Start of Collected material

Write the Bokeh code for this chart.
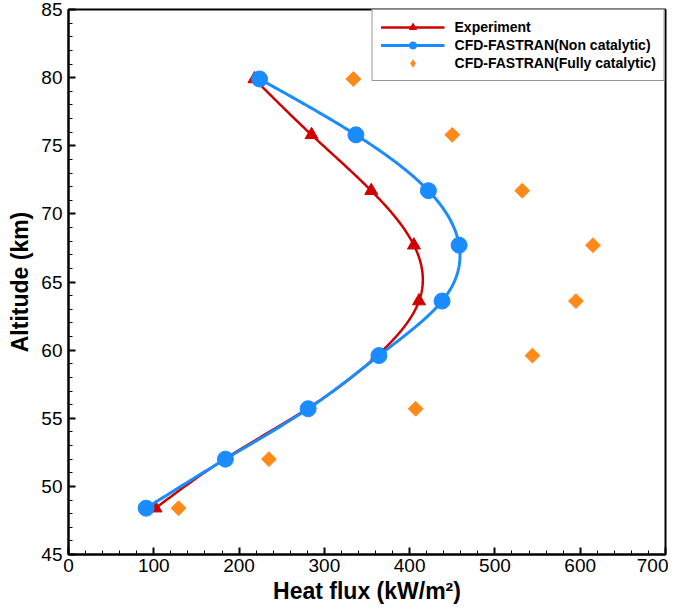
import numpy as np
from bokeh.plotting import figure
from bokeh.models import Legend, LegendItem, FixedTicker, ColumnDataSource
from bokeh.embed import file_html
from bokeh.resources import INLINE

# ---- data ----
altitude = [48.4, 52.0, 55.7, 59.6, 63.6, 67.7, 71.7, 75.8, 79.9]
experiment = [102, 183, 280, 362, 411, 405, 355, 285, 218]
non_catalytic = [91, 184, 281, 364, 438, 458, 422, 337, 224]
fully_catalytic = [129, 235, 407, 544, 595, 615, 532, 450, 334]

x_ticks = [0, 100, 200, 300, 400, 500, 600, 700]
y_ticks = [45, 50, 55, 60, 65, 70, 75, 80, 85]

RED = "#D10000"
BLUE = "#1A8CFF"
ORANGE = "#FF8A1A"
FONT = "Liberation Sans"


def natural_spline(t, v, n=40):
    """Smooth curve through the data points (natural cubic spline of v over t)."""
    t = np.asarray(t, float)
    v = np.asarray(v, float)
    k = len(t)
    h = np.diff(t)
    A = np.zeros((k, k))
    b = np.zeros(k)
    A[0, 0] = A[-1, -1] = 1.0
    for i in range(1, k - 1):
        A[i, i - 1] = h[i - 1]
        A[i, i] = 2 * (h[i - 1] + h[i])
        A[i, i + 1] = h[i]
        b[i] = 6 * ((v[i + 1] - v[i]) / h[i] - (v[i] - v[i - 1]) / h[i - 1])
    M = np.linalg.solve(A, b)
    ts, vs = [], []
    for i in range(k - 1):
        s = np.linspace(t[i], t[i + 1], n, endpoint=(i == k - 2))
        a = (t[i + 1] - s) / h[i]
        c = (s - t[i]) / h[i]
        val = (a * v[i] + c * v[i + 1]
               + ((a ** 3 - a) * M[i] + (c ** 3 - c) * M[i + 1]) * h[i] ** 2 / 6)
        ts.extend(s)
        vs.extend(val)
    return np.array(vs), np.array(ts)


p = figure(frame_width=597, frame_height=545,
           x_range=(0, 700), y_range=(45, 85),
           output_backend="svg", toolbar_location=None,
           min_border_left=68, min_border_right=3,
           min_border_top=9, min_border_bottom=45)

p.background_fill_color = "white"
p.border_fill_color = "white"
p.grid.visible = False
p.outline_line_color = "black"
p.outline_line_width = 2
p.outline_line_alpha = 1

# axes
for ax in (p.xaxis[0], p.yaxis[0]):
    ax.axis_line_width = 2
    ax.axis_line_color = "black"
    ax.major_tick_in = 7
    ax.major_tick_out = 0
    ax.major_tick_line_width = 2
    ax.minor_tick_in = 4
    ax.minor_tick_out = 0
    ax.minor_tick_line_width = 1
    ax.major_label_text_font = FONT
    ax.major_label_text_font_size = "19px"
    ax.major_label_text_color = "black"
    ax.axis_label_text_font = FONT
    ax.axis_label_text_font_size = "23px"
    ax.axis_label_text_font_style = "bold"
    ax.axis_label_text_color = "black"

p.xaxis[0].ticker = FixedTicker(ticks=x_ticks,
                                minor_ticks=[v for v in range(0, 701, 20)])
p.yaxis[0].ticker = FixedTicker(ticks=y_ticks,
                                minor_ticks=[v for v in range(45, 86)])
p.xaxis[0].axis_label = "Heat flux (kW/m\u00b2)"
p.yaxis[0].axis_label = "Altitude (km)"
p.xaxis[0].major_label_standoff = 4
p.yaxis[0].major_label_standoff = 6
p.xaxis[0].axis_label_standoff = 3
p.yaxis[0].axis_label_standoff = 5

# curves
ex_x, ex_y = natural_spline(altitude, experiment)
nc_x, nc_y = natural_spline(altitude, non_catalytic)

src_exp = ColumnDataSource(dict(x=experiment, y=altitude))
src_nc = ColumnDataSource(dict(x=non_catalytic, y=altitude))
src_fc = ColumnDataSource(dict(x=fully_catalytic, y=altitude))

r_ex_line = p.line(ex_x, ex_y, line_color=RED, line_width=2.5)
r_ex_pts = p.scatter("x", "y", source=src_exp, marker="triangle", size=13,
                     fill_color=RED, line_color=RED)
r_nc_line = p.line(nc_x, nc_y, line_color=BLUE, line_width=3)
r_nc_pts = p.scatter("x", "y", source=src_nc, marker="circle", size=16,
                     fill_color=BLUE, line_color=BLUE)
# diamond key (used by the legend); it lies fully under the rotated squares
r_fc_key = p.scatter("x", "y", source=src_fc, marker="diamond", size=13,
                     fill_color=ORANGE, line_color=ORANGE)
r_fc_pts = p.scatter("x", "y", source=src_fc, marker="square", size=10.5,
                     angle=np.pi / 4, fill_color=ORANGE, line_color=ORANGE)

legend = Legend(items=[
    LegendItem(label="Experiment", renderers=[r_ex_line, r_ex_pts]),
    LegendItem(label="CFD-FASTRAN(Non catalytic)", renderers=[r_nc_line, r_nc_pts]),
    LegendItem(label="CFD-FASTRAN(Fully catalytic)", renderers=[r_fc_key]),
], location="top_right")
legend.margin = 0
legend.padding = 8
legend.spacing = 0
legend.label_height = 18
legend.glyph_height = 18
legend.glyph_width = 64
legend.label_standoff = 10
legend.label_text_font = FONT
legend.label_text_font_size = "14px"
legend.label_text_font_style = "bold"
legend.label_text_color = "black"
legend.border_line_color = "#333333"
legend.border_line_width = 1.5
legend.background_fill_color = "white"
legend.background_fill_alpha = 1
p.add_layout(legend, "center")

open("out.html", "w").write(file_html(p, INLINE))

End of Collected material

Your task:
Repeat the material above verbatim, with no pictures in the output.

Reply to the exercise:
Write the Bokeh code for this chart.
import numpy as np
from bokeh.plotting import figure
from bokeh.models import Legend, LegendItem, FixedTicker, ColumnDataSource
from bokeh.embed import file_html
from bokeh.resources import INLINE

# ---- data ----
altitude = [48.4, 52.0, 55.7, 59.6, 63.6, 67.7, 71.7, 75.8, 79.9]
experiment = [102, 183, 280, 362, 411, 405, 355, 285, 218]
non_catalytic = [91, 184, 281, 364, 438, 458, 422, 337, 224]
fully_catalytic = [129, 235, 407, 544, 595, 615, 532, 450, 334]

x_ticks = [0, 100, 200, 300, 400, 500, 600, 700]
y_ticks = [45, 50, 55, 60, 65, 70, 75, 80, 85]

RED = "#D10000"
BLUE = "#1A8CFF"
ORANGE = "#FF8A1A"
FONT = "Liberation Sans"


def natural_spline(t, v, n=40):
    """Smooth curve through the data points (natural cubic spline of v over t)."""
    t = np.asarray(t, float)
    v = np.asarray(v, float)
    k = len(t)
    h = np.diff(t)
    A = np.zeros((k, k))
    b = np.zeros(k)
    A[0, 0] = A[-1, -1] = 1.0
    for i in range(1, k - 1):
        A[i, i - 1] = h[i - 1]
        A[i, i] = 2 * (h[i - 1] + h[i])
        A[i, i + 1] = h[i]
        b[i] = 6 * ((v[i + 1] - v[i]) / h[i] - (v[i] - v[i - 1]) / h[i - 1])
    M = np.linalg.solve(A, b)
    ts, vs = [], []
    for i in range(k - 1):
        s = np.linspace(t[i], t[i + 1], n, endpoint=(i == k - 2))
        a = (t[i + 1] - s) / h[i]
        c = (s - t[i]) / h[i]
        val = (a * v[i] + c * v[i + 1]
               + ((a ** 3 - a) * M[i] + (c ** 3 - c) * M[i + 1]) * h[i] ** 2 / 6)
        ts.extend(s)
        vs.extend(val)
    return np.array(vs), np.array(ts)


p = figure(frame_width=597, frame_height=545,
           x_range=(0, 700), y_range=(45, 85),
           output_backend="svg", toolbar_location=None,
           min_border_left=68, min_border_right=3,
           min_border_top=9, min_border_bottom=45)

p.background_fill_color = "white"
p.border_fill_color = "white"
p.grid.visible = False
p.outline_line_color = "black"
p.outline_line_width = 2
p.outline_line_alpha = 1

# axes
for ax in (p.xaxis[0], p.yaxis[0]):
    ax.axis_line_width = 2
    ax.axis_line_color = "black"
    ax.major_tick_in = 7
    ax.major_tick_out = 0
    ax.major_tick_line_width = 2
    ax.minor_tick_in = 4
    ax.minor_tick_out = 0
    ax.minor_tick_line_width = 1
    ax.major_label_text_font = FONT
    ax.major_label_text_font_size = "19px"
    ax.major_label_text_color = "black"
    ax.axis_label_text_font = FONT
    ax.axis_label_text_font_size = "23px"
    ax.axis_label_text_font_style = "bold"
    ax.axis_label_text_color = "black"

p.xaxis[0].ticker = FixedTicker(ticks=x_ticks,
                                minor_ticks=[v for v in range(0, 701, 20)])
p.yaxis[0].ticker = FixedTicker(ticks=y_ticks,
                                minor_ticks=[v for v in range(45, 86)])
p.xaxis[0].axis_label = "Heat flux (kW/m\u00b2)"
p.yaxis[0].axis_label = "Altitude (km)"
p.xaxis[0].major_label_standoff = 4
p.yaxis[0].major_label_standoff = 6
p.xaxis[0].axis_label_standoff = 3
p.yaxis[0].axis_label_standoff = 5

# curves
ex_x, ex_y = natural_spline(altitude, experiment)
nc_x, nc_y = natural_spline(altitude, non_catalytic)

src_exp = ColumnDataSource(dict(x=experiment, y=altitude))
src_nc = ColumnDataSource(dict(x=non_catalytic, y=altitude))
src_fc = ColumnDataSource(dict(x=fully_catalytic, y=altitude))

r_ex_line = p.line(ex_x, ex_y, line_color=RED, line_width=2.5)
r_ex_pts = p.scatter("x", "y", source=src_exp, marker="triangle", size=13,
                     fill_color=RED, line_color=RED)
r_nc_line = p.line(nc_x, nc_y, line_color=BLUE, line_width=3)
r_nc_pts = p.scatter("x", "y", source=src_nc, marker="circle", size=16,
                     fill_color=BLUE, line_color=BLUE)
# diamond key (used by the legend); it lies fully under the rotated squares
r_fc_key = p.scatter("x", "y", source=src_fc, marker="diamond", size=13,
                     fill_color=ORANGE, line_color=ORANGE)
r_fc_pts = p.scatter("x", "y", source=src_fc, marker="square", size=10.5,
                     angle=np.pi / 4, fill_color=ORANGE, line_color=ORANGE)

legend = Legend(items=[
    LegendItem(label="Experiment", renderers=[r_ex_line, r_ex_pts]),
    LegendItem(label="CFD-FASTRAN(Non catalytic)", renderers=[r_nc_line, r_nc_pts]),
    LegendItem(label="CFD-FASTRAN(Fully catalytic)", renderers=[r_fc_key]),
], location="top_right")
legend.margin = 0
legend.padding = 8
legend.spacing = 0
legend.label_height = 18
legend.glyph_height = 18
legend.glyph_width = 64
legend.label_standoff = 10
legend.label_text_font = FONT
legend.label_text_font_size = "14px"
legend.label_text_font_style = "bold"
legend.label_text_color = "black"
legend.border_line_color = "#333333"
legend.border_line_width = 1.5
legend.background_fill_color = "white"
legend.background_fill_alpha = 1
p.add_layout(legend, "center")

open("out.html", "w").write(file_html(p, INLINE))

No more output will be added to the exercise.